### Data section ###

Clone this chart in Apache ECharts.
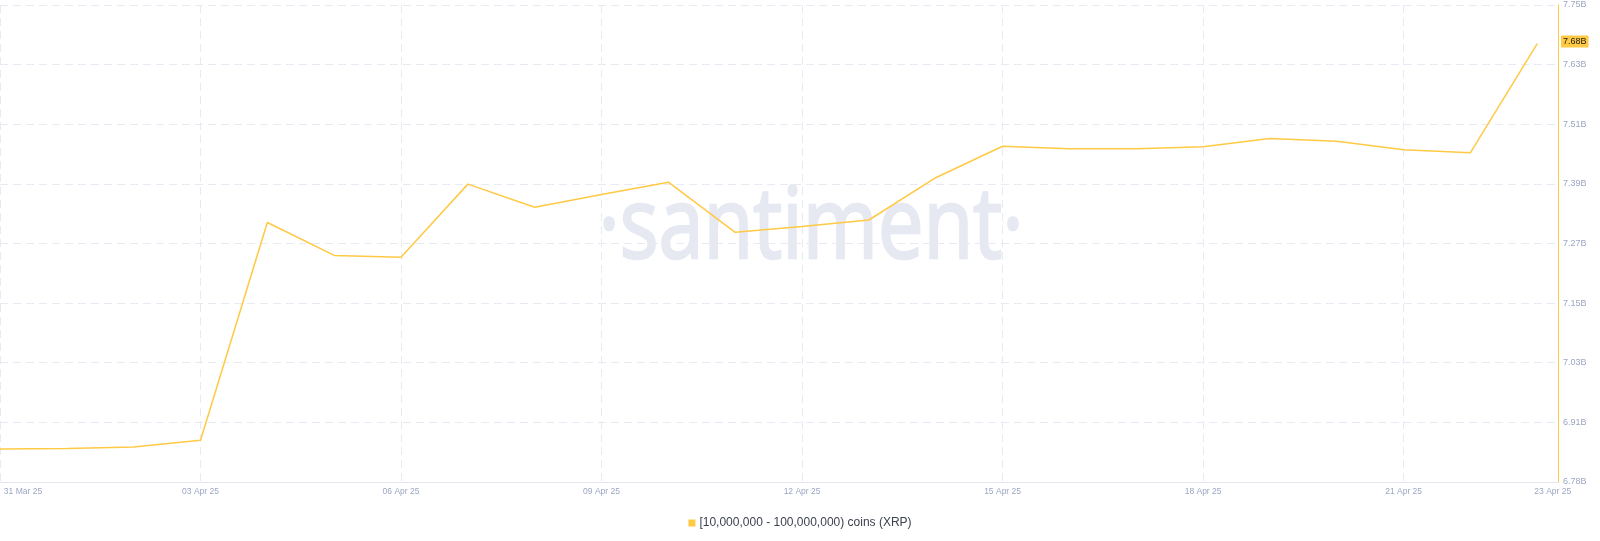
<!DOCTYPE html>
<html>
<head>
<meta charset="utf-8">
<script src="https://cdn.jsdelivr.net/npm/echarts@6/dist/echarts.min.js"></script>
<style>
  html, body { margin: 0; padding: 0; background: #ffffff; }
  #chart { width: 1600px; height: 541px; }
</style>
</head>
<body>
<div id="chart"></div>
<script>
// ---- data ----
const dates = ['31 Mar 25','01 Apr 25','02 Apr 25','03 Apr 25','04 Apr 25','05 Apr 25','06 Apr 25','07 Apr 25',
  '08 Apr 25','09 Apr 25','10 Apr 25','11 Apr 25','12 Apr 25','13 Apr 25','14 Apr 25','15 Apr 25',
  '16 Apr 25','17 Apr 25','18 Apr 25','19 Apr 25','20 Apr 25','21 Apr 25','22 Apr 25','23 Apr 25'];
// holdings of [10M - 100M) XRP wallets, in billions of XRP
const values = [6.851, 6.852, 6.855, 6.869, 7.312, 7.245, 7.241, 7.390,
  7.343, 7.369, 7.394, 7.292, 7.304, 7.317, 7.403, 7.467,
  7.462, 7.462, 7.466, 7.483, 7.477, 7.460, 7.454, 7.676];
const seriesName = '[10,000,000 - 100,000,000) coins (XRP)';
const xGridDays = [0, 3, 6, 9, 12, 15, 18, 21];
const xLabelDays = [0, 3, 6, 9, 12, 15, 18, 21, 23];
const yTicks = [6.784, 6.9053, 7.0266, 7.1479, 7.2692, 7.3905, 7.5118, 7.6331, 7.7544];

// ---- chart ----
const yellow = '#ffc944';
const labelColor = '#9ca6c2';
const gridColor = '#e8eaf3';
const chart = echarts.init(document.getElementById('chart'), null, { renderer: 'canvas' });
const lastIdx = values.length - 1;

chart.setOption({
  animation: false,
  backgroundColor: '#ffffff',
  textStyle: { fontFamily: '"Liberation Sans", Arial, sans-serif' },
  grid: { left: 0, right: 42, top: 5, bottom: 59, containLabel: false },
  graphic: [{
    type: 'text',
    x: 811,
    y: 180,
    z: -1,
    scaleX: 0.82,
    silent: true,
    style: {
      text: '·santiment·',
      fontFamily: '"Open Sans", "Noto Sans", sans-serif',
      fontWeight: 500,
      fontSize: 99,
      textAlign: 'center',
      textVerticalAlign: 'top',
      fill: '#e6e8f2',
      stroke: '#e6e8f2',
      lineWidth: 2.5
    }
  }],
  legend: {
    bottom: 7,
    left: 'center',
    icon: 'rect',
    itemWidth: 7,
    itemHeight: 7,
    itemGap: 10,
    textStyle: { fontSize: 12, color: '#3d4251', padding: [0, 0, 0, -1] },
    data: [seriesName]
  },
  xAxis: {
    type: 'value',
    min: 0,
    max: 23.31,
    axisLine: { show: true, onZero: false, lineStyle: { color: '#e4e6ef', width: 1 } },
    axisTick: { show: false, customValues: xGridDays },
    splitLine: { show: true, lineStyle: { color: gridColor, type: [8, 5], width: 1 } },
    axisLabel: {
      customValues: xLabelDays,
      color: labelColor,
      fontSize: 8.5,
      margin: 5,
      formatter: function (v) {
        const i = Math.round(v);
        if (i === 0) return '{first|' + dates[i] + '}';
        if (i === lastIdx) return '{last|' + dates[i] + '}';
        return dates[i];
      },
      rich: {
        first: { color: labelColor, fontSize: 8.5, padding: [0, 0, 0, 46] },
        last: { color: labelColor, fontSize: 8.5, padding: [0, 0, 0, 31] }
      }
    }
  },
  yAxis: {
    type: 'value',
    position: 'right',
    min: yTicks[0],
    max: yTicks[yTicks.length - 1],
    axisLine: { show: true, onZero: false, lineStyle: { color: yellow, width: 1 } },
    axisTick: { show: false, customValues: yTicks },
    splitLine: { show: true, lineStyle: { color: gridColor, type: [8, 5], width: 1 } },
    axisLabel: {
      customValues: yTicks,
      color: labelColor,
      fontSize: 9,
      margin: 5,
      formatter: function (v) { return v.toFixed(2) + 'B'; }
    }
  },
  series: [{
    name: seriesName,
    type: 'line',
    clip: false,
    data: values.map(function (v, i) { return [i, v]; }),
    showSymbol: false,
    symbol: 'none',
    lineStyle: { color: yellow, width: 1.5 },
    itemStyle: { color: yellow },
    z: 3,
    markLine: {
      silent: true,
      symbol: 'none',
      lineStyle: { color: 'rgba(0,0,0,0)', width: 0, type: 'solid' },
      label: {
        show: true,
        position: 'end',
        distance: 3,
        backgroundColor: yellow,
        color: '#1b1b1b',
        fontSize: 9,
        padding: [2, 2, 1, 2],
        borderRadius: 1,
        formatter: function (p) { return Number(p.value).toFixed(2) + 'B'; }
      },
      data: [{ yAxis: values[lastIdx] }]
    }
  }]
});
</script>
</body>
</html>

###

- **Description of the task**:
Omit every picture, then reproduce the rest of the listing exactly.

- **Exercise response**:
Clone this chart in Apache ECharts.
<!DOCTYPE html>
<html>
<head>
<meta charset="utf-8">
<script src="https://cdn.jsdelivr.net/npm/echarts@6/dist/echarts.min.js"></script>
<style>
  html, body { margin: 0; padding: 0; background: #ffffff; }
  #chart { width: 1600px; height: 541px; }
</style>
</head>
<body>
<div id="chart"></div>
<script>
// ---- data ----
const dates = ['31 Mar 25','01 Apr 25','02 Apr 25','03 Apr 25','04 Apr 25','05 Apr 25','06 Apr 25','07 Apr 25',
  '08 Apr 25','09 Apr 25','10 Apr 25','11 Apr 25','12 Apr 25','13 Apr 25','14 Apr 25','15 Apr 25',
  '16 Apr 25','17 Apr 25','18 Apr 25','19 Apr 25','20 Apr 25','21 Apr 25','22 Apr 25','23 Apr 25'];
// holdings of [10M - 100M) XRP wallets, in billions of XRP
const values = [6.851, 6.852, 6.855, 6.869, 7.312, 7.245, 7.241, 7.390,
  7.343, 7.369, 7.394, 7.292, 7.304, 7.317, 7.403, 7.467,
  7.462, 7.462, 7.466, 7.483, 7.477, 7.460, 7.454, 7.676];
const seriesName = '[10,000,000 - 100,000,000) coins (XRP)';
const xGridDays = [0, 3, 6, 9, 12, 15, 18, 21];
const xLabelDays = [0, 3, 6, 9, 12, 15, 18, 21, 23];
const yTicks = [6.784, 6.9053, 7.0266, 7.1479, 7.2692, 7.3905, 7.5118, 7.6331, 7.7544];

// ---- chart ----
const yellow = '#ffc944';
const labelColor = '#9ca6c2';
const gridColor = '#e8eaf3';
const chart = echarts.init(document.getElementById('chart'), null, { renderer: 'canvas' });
const lastIdx = values.length - 1;

chart.setOption({
  animation: false,
  backgroundColor: '#ffffff',
  textStyle: { fontFamily: '"Liberation Sans", Arial, sans-serif' },
  grid: { left: 0, right: 42, top: 5, bottom: 59, containLabel: false },
  graphic: [{
    type: 'text',
    x: 811,
    y: 180,
    z: -1,
    scaleX: 0.82,
    silent: true,
    style: {
      text: '·santiment·',
      fontFamily: '"Open Sans", "Noto Sans", sans-serif',
      fontWeight: 500,
      fontSize: 99,
      textAlign: 'center',
      textVerticalAlign: 'top',
      fill: '#e6e8f2',
      stroke: '#e6e8f2',
      lineWidth: 2.5
    }
  }],
  legend: {
    bottom: 7,
    left: 'center',
    icon: 'rect',
    itemWidth: 7,
    itemHeight: 7,
    itemGap: 10,
    textStyle: { fontSize: 12, color: '#3d4251', padding: [0, 0, 0, -1] },
    data: [seriesName]
  },
  xAxis: {
    type: 'value',
    min: 0,
    max: 23.31,
    axisLine: { show: true, onZero: false, lineStyle: { color: '#e4e6ef', width: 1 } },
    axisTick: { show: false, customValues: xGridDays },
    splitLine: { show: true, lineStyle: { color: gridColor, type: [8, 5], width: 1 } },
    axisLabel: {
      customValues: xLabelDays,
      color: labelColor,
      fontSize: 8.5,
      margin: 5,
      formatter: function (v) {
        const i = Math.round(v);
        if (i === 0) return '{first|' + dates[i] + '}';
        if (i === lastIdx) return '{last|' + dates[i] + '}';
        return dates[i];
      },
      rich: {
        first: { color: labelColor, fontSize: 8.5, padding: [0, 0, 0, 46] },
        last: { color: labelColor, fontSize: 8.5, padding: [0, 0, 0, 31] }
      }
    }
  },
  yAxis: {
    type: 'value',
    position: 'right',
    min: yTicks[0],
    max: yTicks[yTicks.length - 1],
    axisLine: { show: true, onZero: false, lineStyle: { color: yellow, width: 1 } },
    axisTick: { show: false, customValues: yTicks },
    splitLine: { show: true, lineStyle: { color: gridColor, type: [8, 5], width: 1 } },
    axisLabel: {
      customValues: yTicks,
      color: labelColor,
      fontSize: 9,
      margin: 5,
      formatter: function (v) { return v.toFixed(2) + 'B'; }
    }
  },
  series: [{
    name: seriesName,
    type: 'line',
    clip: false,
    data: values.map(function (v, i) { return [i, v]; }),
    showSymbol: false,
    symbol: 'none',
    lineStyle: { color: yellow, width: 1.5 },
    itemStyle: { color: yellow },
    z: 3,
    markLine: {
      silent: true,
      symbol: 'none',
      lineStyle: { color: 'rgba(0,0,0,0)', width: 0, type: 'solid' },
      label: {
        show: true,
        position: 'end',
        distance: 3,
        backgroundColor: yellow,
        color: '#1b1b1b',
        fontSize: 9,
        padding: [2, 2, 1, 2],
        borderRadius: 1,
        formatter: function (p) { return Number(p.value).toFixed(2) + 'B'; }
      },
      data: [{ yAxis: values[lastIdx] }]
    }
  }]
});
</script>
</body>
</html>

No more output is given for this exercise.